> _REQUEST_
Go through the listing and set it down exactly, leaving out its pictures.

> _Figure scripts_
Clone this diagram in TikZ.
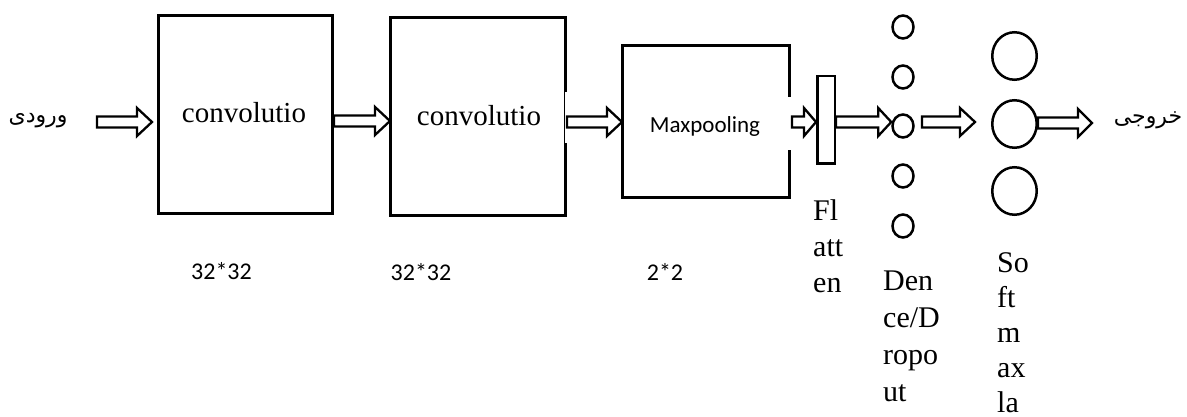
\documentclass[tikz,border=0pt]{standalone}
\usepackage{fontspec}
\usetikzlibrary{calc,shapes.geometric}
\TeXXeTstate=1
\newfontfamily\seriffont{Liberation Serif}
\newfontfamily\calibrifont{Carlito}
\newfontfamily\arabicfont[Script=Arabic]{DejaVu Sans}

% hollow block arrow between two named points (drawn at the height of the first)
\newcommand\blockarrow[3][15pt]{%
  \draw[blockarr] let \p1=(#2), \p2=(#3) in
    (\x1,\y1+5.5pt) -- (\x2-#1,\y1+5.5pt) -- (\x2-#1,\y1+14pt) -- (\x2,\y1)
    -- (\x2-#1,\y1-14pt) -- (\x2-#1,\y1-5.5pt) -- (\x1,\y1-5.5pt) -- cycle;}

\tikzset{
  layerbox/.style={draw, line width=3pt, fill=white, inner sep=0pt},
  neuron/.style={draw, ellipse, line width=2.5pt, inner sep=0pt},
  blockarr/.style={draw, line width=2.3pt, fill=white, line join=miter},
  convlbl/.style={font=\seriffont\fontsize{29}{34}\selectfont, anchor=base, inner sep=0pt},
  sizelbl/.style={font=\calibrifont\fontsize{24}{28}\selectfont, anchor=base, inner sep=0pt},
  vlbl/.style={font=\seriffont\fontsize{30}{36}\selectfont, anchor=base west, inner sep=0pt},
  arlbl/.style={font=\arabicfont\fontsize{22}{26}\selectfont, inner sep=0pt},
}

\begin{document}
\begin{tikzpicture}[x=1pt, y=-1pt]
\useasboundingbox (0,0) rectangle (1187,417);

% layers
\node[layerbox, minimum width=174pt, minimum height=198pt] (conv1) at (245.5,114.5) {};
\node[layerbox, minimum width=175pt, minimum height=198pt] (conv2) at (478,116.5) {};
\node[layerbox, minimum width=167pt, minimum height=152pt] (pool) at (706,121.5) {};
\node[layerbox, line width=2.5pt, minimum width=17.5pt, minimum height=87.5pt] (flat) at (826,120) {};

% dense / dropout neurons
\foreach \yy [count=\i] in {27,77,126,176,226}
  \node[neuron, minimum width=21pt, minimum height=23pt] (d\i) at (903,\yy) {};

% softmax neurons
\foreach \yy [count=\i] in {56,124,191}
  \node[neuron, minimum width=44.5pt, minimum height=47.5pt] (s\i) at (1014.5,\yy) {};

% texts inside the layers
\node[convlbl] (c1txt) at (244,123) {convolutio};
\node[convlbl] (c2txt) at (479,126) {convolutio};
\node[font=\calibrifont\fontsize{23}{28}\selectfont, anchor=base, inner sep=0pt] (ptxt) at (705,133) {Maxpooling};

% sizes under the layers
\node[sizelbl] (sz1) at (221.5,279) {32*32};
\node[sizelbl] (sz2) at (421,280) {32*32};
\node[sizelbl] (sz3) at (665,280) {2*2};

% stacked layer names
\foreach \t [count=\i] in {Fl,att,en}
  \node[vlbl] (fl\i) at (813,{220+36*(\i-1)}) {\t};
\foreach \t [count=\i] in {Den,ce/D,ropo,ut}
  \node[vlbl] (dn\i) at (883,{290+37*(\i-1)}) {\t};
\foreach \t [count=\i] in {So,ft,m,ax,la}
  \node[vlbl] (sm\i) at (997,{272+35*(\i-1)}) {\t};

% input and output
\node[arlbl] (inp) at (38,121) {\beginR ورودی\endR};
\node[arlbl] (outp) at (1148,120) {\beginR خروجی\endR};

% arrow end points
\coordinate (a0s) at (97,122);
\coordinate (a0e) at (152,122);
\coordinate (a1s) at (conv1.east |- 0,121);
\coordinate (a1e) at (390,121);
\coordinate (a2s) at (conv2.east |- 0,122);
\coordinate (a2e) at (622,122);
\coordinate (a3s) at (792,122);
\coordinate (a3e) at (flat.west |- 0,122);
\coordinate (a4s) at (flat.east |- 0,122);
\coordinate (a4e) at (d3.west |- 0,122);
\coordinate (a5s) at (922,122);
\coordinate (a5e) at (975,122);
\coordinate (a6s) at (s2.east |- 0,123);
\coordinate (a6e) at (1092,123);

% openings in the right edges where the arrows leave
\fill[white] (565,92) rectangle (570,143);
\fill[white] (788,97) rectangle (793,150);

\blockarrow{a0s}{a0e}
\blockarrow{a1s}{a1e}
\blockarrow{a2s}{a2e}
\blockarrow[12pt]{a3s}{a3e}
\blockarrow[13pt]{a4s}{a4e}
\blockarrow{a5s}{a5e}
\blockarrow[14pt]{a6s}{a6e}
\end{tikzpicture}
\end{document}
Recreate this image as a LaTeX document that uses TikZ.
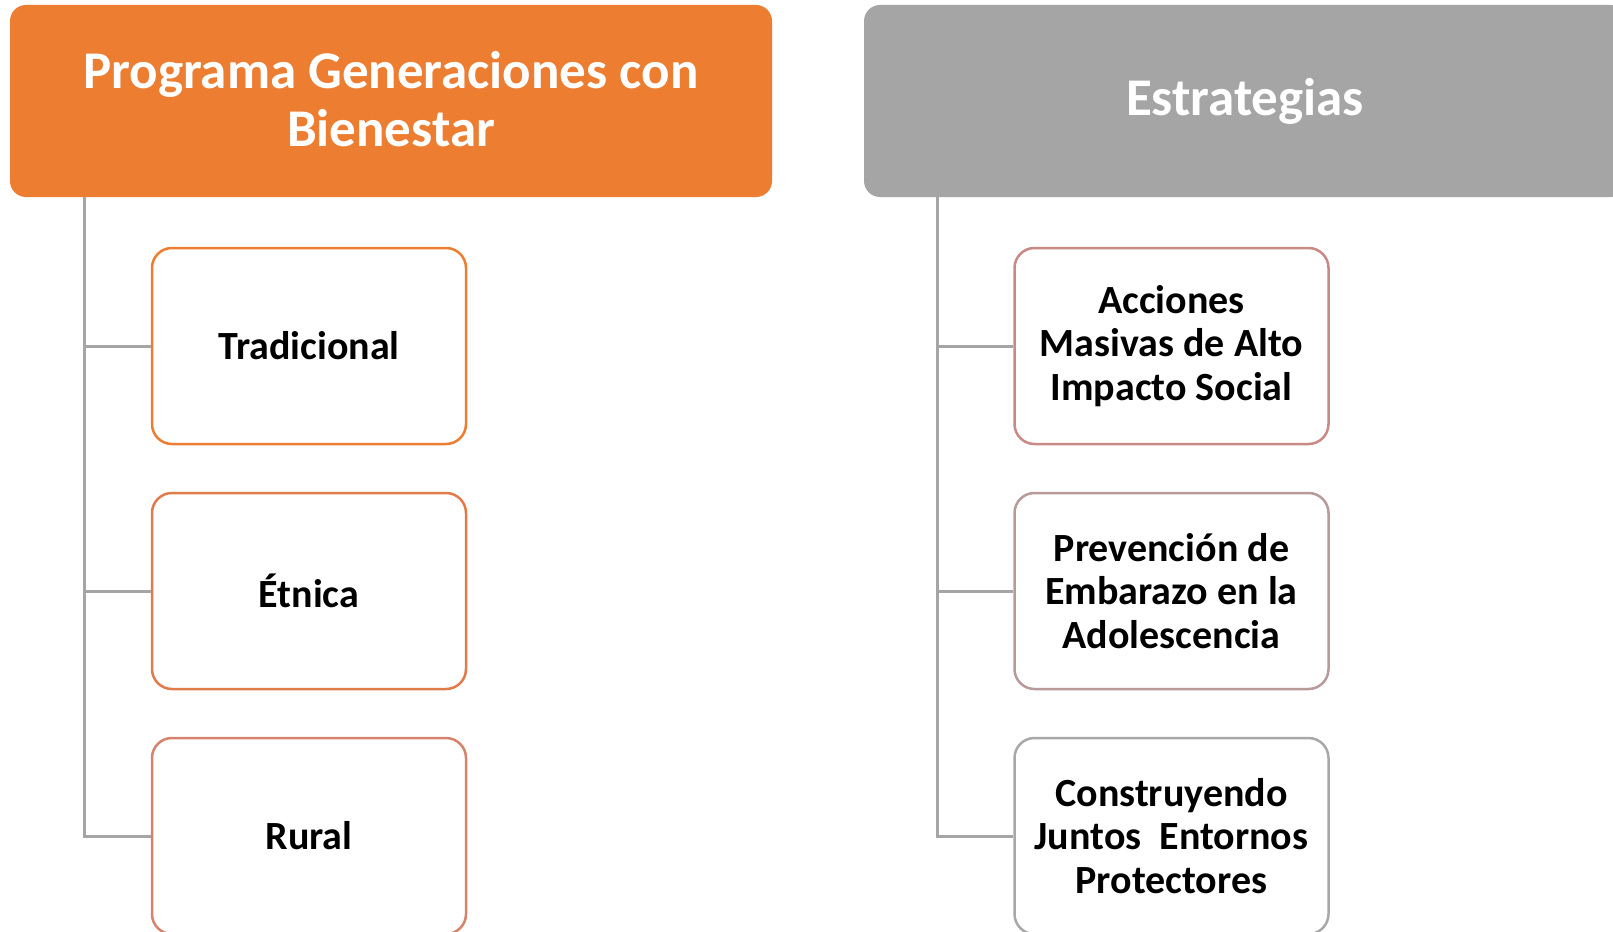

> _SOLUTION_
Clone this diagram in TikZ.
\documentclass[tikz,border=0pt]{standalone}
\usepackage{fontspec}
\usetikzlibrary{calc,shapes.geometric}
\TeXXeTstate=1
\newfontfamily\seriffont{Liberation Serif}
\newfontfamily\calibrifont{Carlito}
\newfontfamily\arabicfont[Script=Arabic]{DejaVu Sans}

% hollow block arrow between two named points (drawn at the height of the first)
\newcommand\blockarrow[3][15pt]{%
  \draw[blockarr] let \p1=(#2), \p2=(#3) in
    (\x1,\y1+5.5pt) -- (\x2-#1,\y1+5.5pt) -- (\x2-#1,\y1+14pt) -- (\x2,\y1)
    -- (\x2-#1,\y1-14pt) -- (\x2-#1,\y1-5.5pt) -- (\x1,\y1-5.5pt) -- cycle;}

\tikzset{
  layerbox/.style={draw, line width=3pt, fill=white, inner sep=0pt},
  neuron/.style={draw, ellipse, line width=2.5pt, inner sep=0pt},
  blockarr/.style={draw, line width=2.3pt, fill=white, line join=miter},
  convlbl/.style={font=\seriffont\fontsize{29}{34}\selectfont, anchor=base, inner sep=0pt},
  sizelbl/.style={font=\calibrifont\fontsize{24}{28}\selectfont, anchor=base, inner sep=0pt},
  vlbl/.style={font=\seriffont\fontsize{30}{36}\selectfont, anchor=base west, inner sep=0pt},
  arlbl/.style={font=\arabicfont\fontsize{22}{26}\selectfont, inner sep=0pt},
}

\begin{document}
\begin{tikzpicture}[x=1pt, y=-1pt]
\useasboundingbox (0,0) rectangle (1187,417);

% layers
\node[layerbox, minimum width=174pt, minimum height=198pt] (conv1) at (245.5,114.5) {};
\node[layerbox, minimum width=175pt, minimum height=198pt] (conv2) at (478,116.5) {};
\node[layerbox, minimum width=167pt, minimum height=152pt] (pool) at (706,121.5) {};
\node[layerbox, line width=2.5pt, minimum width=17.5pt, minimum height=87.5pt] (flat) at (826,120) {};

% dense / dropout neurons
\foreach \yy [count=\i] in {27,77,126,176,226}
  \node[neuron, minimum width=21pt, minimum height=23pt] (d\i) at (903,\yy) {};

% softmax neurons
\foreach \yy [count=\i] in {56,124,191}
  \node[neuron, minimum width=44.5pt, minimum height=47.5pt] (s\i) at (1014.5,\yy) {};

% texts inside the layers
\node[convlbl] (c1txt) at (244,123) {convolutio};
\node[convlbl] (c2txt) at (479,126) {convolutio};
\node[font=\calibrifont\fontsize{23}{28}\selectfont, anchor=base, inner sep=0pt] (ptxt) at (705,133) {Maxpooling};

% sizes under the layers
\node[sizelbl] (sz1) at (221.5,279) {32*32};
\node[sizelbl] (sz2) at (421,280) {32*32};
\node[sizelbl] (sz3) at (665,280) {2*2};

% stacked layer names
\foreach \t [count=\i] in {Fl,att,en}
  \node[vlbl] (fl\i) at (813,{220+36*(\i-1)}) {\t};
\foreach \t [count=\i] in {Den,ce/D,ropo,ut}
  \node[vlbl] (dn\i) at (883,{290+37*(\i-1)}) {\t};
\foreach \t [count=\i] in {So,ft,m,ax,la}
  \node[vlbl] (sm\i) at (997,{272+35*(\i-1)}) {\t};

% input and output
\node[arlbl] (inp) at (38,121) {\beginR ورودی\endR};
\node[arlbl] (outp) at (1148,120) {\beginR خروجی\endR};

% arrow end points
\coordinate (a0s) at (97,122);
\coordinate (a0e) at (152,122);
\coordinate (a1s) at (conv1.east |- 0,121);
\coordinate (a1e) at (390,121);
\coordinate (a2s) at (conv2.east |- 0,122);
\coordinate (a2e) at (622,122);
\coordinate (a3s) at (792,122);
\coordinate (a3e) at (flat.west |- 0,122);
\coordinate (a4s) at (flat.east |- 0,122);
\coordinate (a4e) at (d3.west |- 0,122);
\coordinate (a5s) at (922,122);
\coordinate (a5e) at (975,122);
\coordinate (a6s) at (s2.east |- 0,123);
\coordinate (a6e) at (1092,123);

% openings in the right edges where the arrows leave
\fill[white] (565,92) rectangle (570,143);
\fill[white] (788,97) rectangle (793,150);

\blockarrow{a0s}{a0e}
\blockarrow{a1s}{a1e}
\blockarrow{a2s}{a2e}
\blockarrow[12pt]{a3s}{a3e}
\blockarrow[13pt]{a4s}{a4e}
\blockarrow{a5s}{a5e}
\blockarrow[14pt]{a6s}{a6e}
\end{tikzpicture}
\end{document}
Recreate this image as a LaTeX document that uses TikZ.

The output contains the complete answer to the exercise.